July 24, 2014

IBD on IRS BS

Filed under: Privacy/ID Theft,Scams,Taxes & Government — Tom @ 8:59 am

From a Wednesday editorial at Investor’s Business Daily (HT Doug Ross; link added by me; bolds are mine):

… On Monday, the International Association of Information Technology Asset Managers, which deals with such technical questions regarding computer hardware and record retention on a regular basis and which has reacted with the same incredulity as the rest of us, released a list of six basic questions the IRS needs to answer.

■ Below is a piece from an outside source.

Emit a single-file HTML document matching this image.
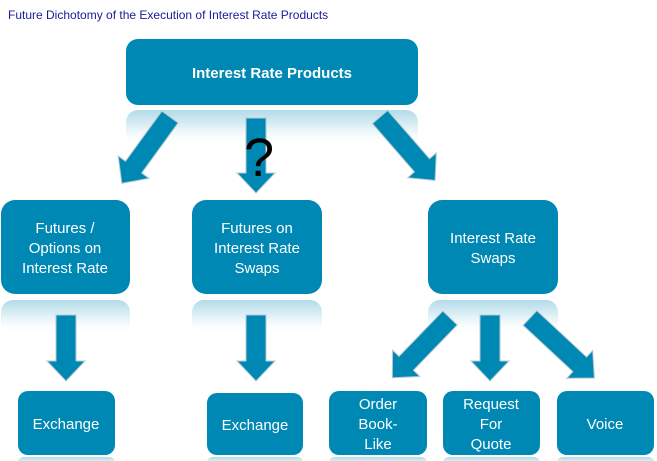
<!DOCTYPE html>
<html><head><meta charset="utf-8"><style>
body{margin:0;background:#fff;width:657px;height:461px;overflow:hidden}
svg{display:block}
text{font-family:"Liberation Sans",Arial,sans-serif}
</style></head><body>
<svg width="657" height="461" viewBox="0 0 657 461" xmlns="http://www.w3.org/2000/svg">
<defs>
<linearGradient id="rf" x1="0" y1="0" x2="0" y2="1">
<stop offset="0" stop-color="#b3dbe8"/><stop offset="0.5" stop-color="#e3f2f7"/><stop offset="1" stop-color="#fff" stop-opacity="0"/>
</linearGradient>
</defs>
<text x="8" y="19" font-size="12" fill="#1a1a9c">Future Dichotomy of the Execution of Interest Rate Products</text>

<rect x="126" y="110" width="292" height="36" rx="12" fill="url(#rf)"/>
<rect x="1" y="300" width="129" height="34" rx="12" fill="url(#rf)"/>
<rect x="192" y="300" width="130" height="34" rx="12" fill="url(#rf)"/>
<rect x="428" y="300" width="130" height="34" rx="12" fill="url(#rf)"/>
<rect x="18" y="457" width="97" height="10" rx="6" fill="url(#rf)"/>
<rect x="207" y="457" width="96" height="10" rx="6" fill="url(#rf)"/>
<rect x="329" y="457" width="98" height="10" rx="6" fill="url(#rf)"/>
<rect x="443" y="457" width="97" height="10" rx="6" fill="url(#rf)"/>
<rect x="557" y="457" width="97" height="10" rx="6" fill="url(#rf)"/>

<g fill="#0088b4" stroke="#b9c9cf" stroke-width="1">
<polygon transform="translate(170,117) rotate(36)" points="-10,0 10,0 10,62 19,62 0,82 -19,62 -10,62"/>
<polygon transform="translate(256,118)" points="-10,0 10,0 10,55 19,55 0,75 -19,55 -10,55"/>
<polygon transform="translate(380,117) rotate(-41)" points="-10,0 10,0 10,64 19,64 0,84 -19,64 -10,64"/>
<polygon transform="translate(66,315)" points="-10,0 10,0 10,46 19,46 0,66 -19,46 -10,46"/>
<polygon transform="translate(256,315)" points="-10,0 10,0 10,46 19,46 0,66 -19,46 -10,46"/>
<polygon transform="translate(450,318) rotate(44)" points="-10,0 10,0 10,63 19,63 0,83 -19,63 -10,63"/>
<polygon transform="translate(490,315)" points="-10,0 10,0 10,46 19,46 0,66 -19,46 -10,46"/>
<polygon transform="translate(530,318) rotate(-47)" points="-10,0 10,0 10,68 19,68 0,88 -19,68 -10,68"/>
</g>
<text x="259" y="176" font-size="54" text-anchor="middle" fill="#000">?</text>

<g fill="#0088b4">
<rect x="126" y="39" width="292" height="66" rx="12"/>
<rect x="1" y="200" width="129" height="94" rx="14"/>
<rect x="192" y="200" width="130" height="94" rx="14"/>
<rect x="428" y="200" width="130" height="94" rx="14"/>
<rect x="18" y="391" width="97" height="64" rx="10"/>
<rect x="207" y="393" width="96" height="62" rx="10"/>
<rect x="329" y="391" width="98" height="64" rx="10"/>
<rect x="443" y="391" width="97" height="64" rx="10"/>
<rect x="557" y="391" width="97" height="64" rx="10"/>
</g>
<g fill="#fff" text-anchor="middle" font-size="15">
<text x="272" y="78" font-weight="bold">Interest Rate Products</text>
<text x="65" y="233">Futures /</text><text x="65" y="253">Options on</text><text x="65" y="273">Interest Rate</text>
<text x="257" y="233">Futures on</text><text x="257" y="253">Interest Rate</text><text x="257" y="273">Swaps</text>
<text x="493" y="243">Interest Rate</text><text x="493" y="263">Swaps</text>
<text x="66" y="429">Exchange</text>
<text x="255" y="430">Exchange</text>
<text x="378" y="409">Order</text><text x="378" y="429">Book-</text><text x="378" y="449">Like</text>
<text x="491" y="409">Request</text><text x="491" y="429">For</text><text x="491" y="449">Quote</text>
<text x="605" y="429">Voice</text>
</g>
</svg>
</body></html>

1. First, what happened to the IRS’ IT asset managers who seemingly vanished during this critical period? IAITAM , which runs the only worldwide certification program for IT asset managers, says its records show that at least three IRS IT asset managers were moved out of their positions at the time of the May 2013 inspector general’s report that detailed the agency’s targeting practices. What can they tell us?

2. The hard drives in question are federal property and cannot be destroyed or recycled without proper documentation. “Proper IT asset management requires clear proof and records of destruction when drives are wiped or destroyed,” notes IAITAM President and founder Barbara Rembiesa. Where are these records?

3. IAITAM asks if the drives were destroyed by an outside IT asset destruction unit, a not-unusual practice among federal agencies. If so, it adds an entire second layer of documentation of the destruction of these assets, including who approved it.

4. What are the IRS’ specific policies and procedures on document retention when hard drives are damaged or destroyed? In most large private-sector organizations, hard drives and computers are just not tossed in the dumpster or dropped off at the local recycling center until recovery of the lost data is assured.

5. What is the disaster recovery policy at the IRS, an agency responsible for our most sensitive tax information, particularly in light of its statistically implausible number of hard drive crashes?

6. Where are Lerner’s emails from her BlackBerry device and what is on the enterprise server? Some have even suggested Lerner may have off-loaded her emails to what is known as a USB flash drive and still has them in her possession, another federal offense.

The IRS is counting on the general public’s relative ignorance of computer technology to believe its smoke-and-mirror cover-up.

But in the age of the iPad and iPhone, even a child knows that something does not compute here.